EXERCISE DIRECTIONS:
Output every line exactly as written. Leave out pictures.

INFORMATION SUPPLIED:

══════════

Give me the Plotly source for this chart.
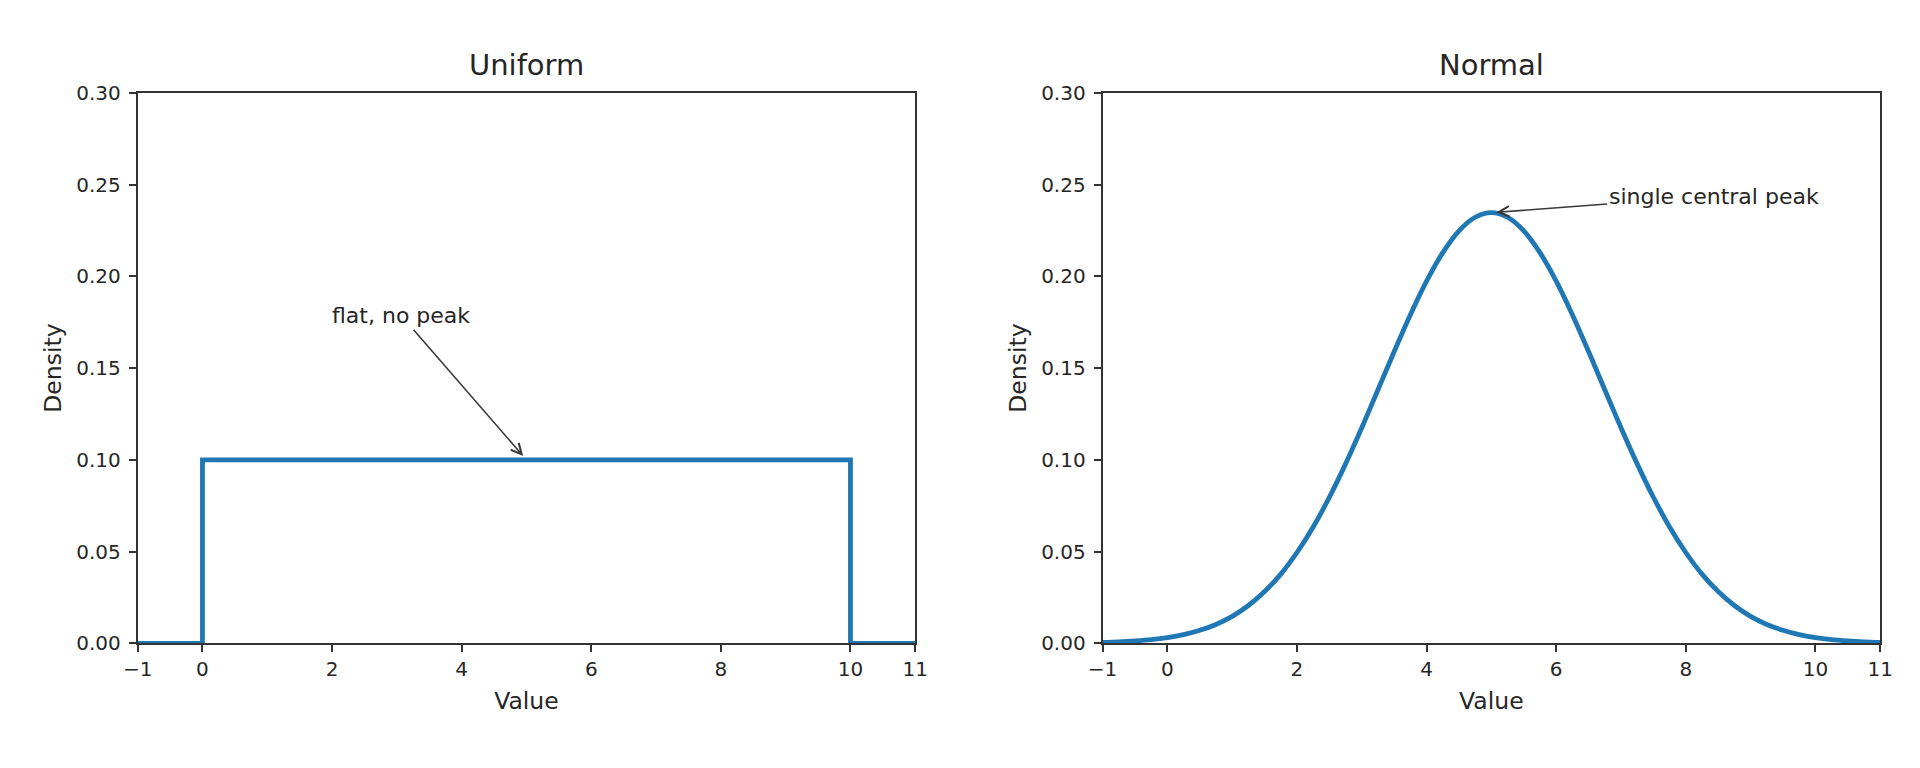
import plotly.graph_objects as go

# ---- data ----
uniform_x = [-1, 0, 0, 10, 10, 11]
uniform_y = [0.0, 0.0, 0.1, 0.1, 0.0, 0.0]

normal_x = [-1, -0.75, -0.5, -0.25, 0, 0.25, 0.5, 0.75, 1, 1.25, 1.5, 1.75,
            2, 2.25, 2.5, 2.75, 3, 3.25, 3.5, 3.75, 4, 4.25, 4.5, 4.75, 5,
            5.25, 5.5, 5.75, 6, 6.25, 6.5, 6.75, 7, 7.25, 7.5, 7.75, 8,
            8.25, 8.5, 8.75, 9, 9.25, 9.5, 9.75, 10, 10.25, 10.5, 10.75, 11]
normal_y = [0.0005, 0.0008, 0.0013, 0.0020, 0.0031, 0.0047, 0.0071, 0.0103,
            0.0147, 0.0206, 0.0282, 0.0377, 0.0495, 0.0634, 0.0796, 0.0978,
            0.1175, 0.1382, 0.1590, 0.1791, 0.1974, 0.2129, 0.2248, 0.2322,
            0.2347,
            0.2322, 0.2248, 0.2129, 0.1974, 0.1791, 0.1590, 0.1382, 0.1175,
            0.0978, 0.0796, 0.0634, 0.0495, 0.0377, 0.0282, 0.0206, 0.0147,
            0.0103, 0.0071, 0.0047, 0.0031, 0.0020, 0.0013, 0.0008, 0.0005]

x_tick_vals = [-1, 0, 2, 4, 6, 8, 10, 11]
x_tick_text = ["\u22121", "0", "2", "4", "6", "8", "10", "11"]
y_tick_vals = [0.0, 0.05, 0.10, 0.15, 0.20, 0.25, 0.30]

titles = ["Uniform", "Normal"]
notes = ["flat, no peak", "single central peak"]
note_head = [(5, 0.1), (5, 0.2347)]
note_tail = [(3.07, 0.1785), (8.43, 0.2437)]

FONT = "DejaVu Sans"
TXT = "#262626"
AX = "#333333"
BLUE = "#1f77b4"

fig = go.Figure()
fig.add_trace(go.Scatter(x=uniform_x, y=uniform_y, mode="lines",
                         line=dict(color=BLUE, width=4.8), xaxis="x", yaxis="y",
                         showlegend=False, hoverinfo="skip"))
fig.add_trace(go.Scatter(x=normal_x, y=normal_y, mode="lines",
                         line=dict(color=BLUE, width=4.8, shape="spline", smoothing=0.8),
                         xaxis="x2", yaxis="y2", showlegend=False, hoverinfo="skip"))

xdom = [[0.0606, 0.4716], [0.5706, 0.9816]]
ydom = [0.1622, 0.9021]

def xax(dom, anchor):
    return dict(domain=dom, anchor=anchor, range=[-1, 11], tickmode="array",
                tickvals=x_tick_vals, ticktext=x_tick_text, ticks="outside",
                ticklen=7, tickwidth=1.8, tickcolor=AX, showline=True,
                linecolor=AX, linewidth=1.8, mirror=True, showgrid=False,
                zeroline=False, tickfont=dict(family=FONT, size=20, color=TXT),
                title=dict(text="Value", font=dict(family=FONT, size=23.5, color=TXT),
                           standoff=12))

def yax(anchor):
    return dict(domain=ydom, anchor=anchor, range=[0, 0.3], tickmode="array",
                tickvals=y_tick_vals, tickformat=".2f", ticks="outside",
                ticklen=7, tickwidth=1.8, tickcolor=AX, showline=True,
                linecolor=AX, linewidth=1.8, mirror=True, showgrid=False,
                zeroline=False, ticklabelstandoff=4,
                tickfont=dict(family=FONT, size=20, color=TXT),
                title=dict(text="Density", font=dict(family=FONT, size=23.5, color=TXT),
                           standoff=8))

annotations = []
for i in range(2):
    xc = (xdom[i][0] + xdom[i][1]) / 2
    annotations.append(dict(text=titles[i], x=xc, y=0.9136, xref="paper",
                            yref="paper", xanchor="center", yanchor="bottom",
                            showarrow=False,
                            font=dict(family=FONT, size=29, color=TXT)))
    xr = "x" if i == 0 else "x2"
    yr = "y" if i == 0 else "y2"
    annotations.append(dict(text=notes[i], x=note_head[i][0], y=note_head[i][1],
                            xref=xr, yref=yr, ax=note_tail[i][0], ay=note_tail[i][1],
                            axref=xr, ayref=yr, showarrow=True, arrowhead=5,
                            arrowsize=1.3, arrowwidth=1.6, arrowcolor="#3a3a3a",
                            standoff=5, xanchor="center", yanchor="middle",
                            font=dict(family=FONT, size=22, color=TXT)))

fig.update_layout(
    width=1920, height=768, margin=dict(l=0, r=0, t=0, b=0),
    paper_bgcolor="white", plot_bgcolor="white",
    xaxis=xax(xdom[0], "y"), yaxis=yax("x"),
    xaxis2=xax(xdom[1], "y2"), yaxis2=yax("x2"),
    annotations=annotations, showlegend=False,
)

fig.write_html("out.html")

══════════

WRITTEN SOLUTION:
Give me the Plotly source for this chart.
import plotly.graph_objects as go

# ---- data ----
uniform_x = [-1, 0, 0, 10, 10, 11]
uniform_y = [0.0, 0.0, 0.1, 0.1, 0.0, 0.0]

normal_x = [-1, -0.75, -0.5, -0.25, 0, 0.25, 0.5, 0.75, 1, 1.25, 1.5, 1.75,
            2, 2.25, 2.5, 2.75, 3, 3.25, 3.5, 3.75, 4, 4.25, 4.5, 4.75, 5,
            5.25, 5.5, 5.75, 6, 6.25, 6.5, 6.75, 7, 7.25, 7.5, 7.75, 8,
            8.25, 8.5, 8.75, 9, 9.25, 9.5, 9.75, 10, 10.25, 10.5, 10.75, 11]
normal_y = [0.0005, 0.0008, 0.0013, 0.0020, 0.0031, 0.0047, 0.0071, 0.0103,
            0.0147, 0.0206, 0.0282, 0.0377, 0.0495, 0.0634, 0.0796, 0.0978,
            0.1175, 0.1382, 0.1590, 0.1791, 0.1974, 0.2129, 0.2248, 0.2322,
            0.2347,
            0.2322, 0.2248, 0.2129, 0.1974, 0.1791, 0.1590, 0.1382, 0.1175,
            0.0978, 0.0796, 0.0634, 0.0495, 0.0377, 0.0282, 0.0206, 0.0147,
            0.0103, 0.0071, 0.0047, 0.0031, 0.0020, 0.0013, 0.0008, 0.0005]

x_tick_vals = [-1, 0, 2, 4, 6, 8, 10, 11]
x_tick_text = ["\u22121", "0", "2", "4", "6", "8", "10", "11"]
y_tick_vals = [0.0, 0.05, 0.10, 0.15, 0.20, 0.25, 0.30]

titles = ["Uniform", "Normal"]
notes = ["flat, no peak", "single central peak"]
note_head = [(5, 0.1), (5, 0.2347)]
note_tail = [(3.07, 0.1785), (8.43, 0.2437)]

FONT = "DejaVu Sans"
TXT = "#262626"
AX = "#333333"
BLUE = "#1f77b4"

fig = go.Figure()
fig.add_trace(go.Scatter(x=uniform_x, y=uniform_y, mode="lines",
                         line=dict(color=BLUE, width=4.8), xaxis="x", yaxis="y",
                         showlegend=False, hoverinfo="skip"))
fig.add_trace(go.Scatter(x=normal_x, y=normal_y, mode="lines",
                         line=dict(color=BLUE, width=4.8, shape="spline", smoothing=0.8),
                         xaxis="x2", yaxis="y2", showlegend=False, hoverinfo="skip"))

xdom = [[0.0606, 0.4716], [0.5706, 0.9816]]
ydom = [0.1622, 0.9021]

def xax(dom, anchor):
    return dict(domain=dom, anchor=anchor, range=[-1, 11], tickmode="array",
                tickvals=x_tick_vals, ticktext=x_tick_text, ticks="outside",
                ticklen=7, tickwidth=1.8, tickcolor=AX, showline=True,
                linecolor=AX, linewidth=1.8, mirror=True, showgrid=False,
                zeroline=False, tickfont=dict(family=FONT, size=20, color=TXT),
                title=dict(text="Value", font=dict(family=FONT, size=23.5, color=TXT),
                           standoff=12))

def yax(anchor):
    return dict(domain=ydom, anchor=anchor, range=[0, 0.3], tickmode="array",
                tickvals=y_tick_vals, tickformat=".2f", ticks="outside",
                ticklen=7, tickwidth=1.8, tickcolor=AX, showline=True,
                linecolor=AX, linewidth=1.8, mirror=True, showgrid=False,
                zeroline=False, ticklabelstandoff=4,
                tickfont=dict(family=FONT, size=20, color=TXT),
                title=dict(text="Density", font=dict(family=FONT, size=23.5, color=TXT),
                           standoff=8))

annotations = []
for i in range(2):
    xc = (xdom[i][0] + xdom[i][1]) / 2
    annotations.append(dict(text=titles[i], x=xc, y=0.9136, xref="paper",
                            yref="paper", xanchor="center", yanchor="bottom",
                            showarrow=False,
                            font=dict(family=FONT, size=29, color=TXT)))
    xr = "x" if i == 0 else "x2"
    yr = "y" if i == 0 else "y2"
    annotations.append(dict(text=notes[i], x=note_head[i][0], y=note_head[i][1],
                            xref=xr, yref=yr, ax=note_tail[i][0], ay=note_tail[i][1],
                            axref=xr, ayref=yr, showarrow=True, arrowhead=5,
                            arrowsize=1.3, arrowwidth=1.6, arrowcolor="#3a3a3a",
                            standoff=5, xanchor="center", yanchor="middle",
                            font=dict(family=FONT, size=22, color=TXT)))

fig.update_layout(
    width=1920, height=768, margin=dict(l=0, r=0, t=0, b=0),
    paper_bgcolor="white", plot_bgcolor="white",
    xaxis=xax(xdom[0], "y"), yaxis=yax("x"),
    xaxis2=xax(xdom[1], "y2"), yaxis2=yax("x2"),
    annotations=annotations, showlegend=False,
)

fig.write_html("out.html")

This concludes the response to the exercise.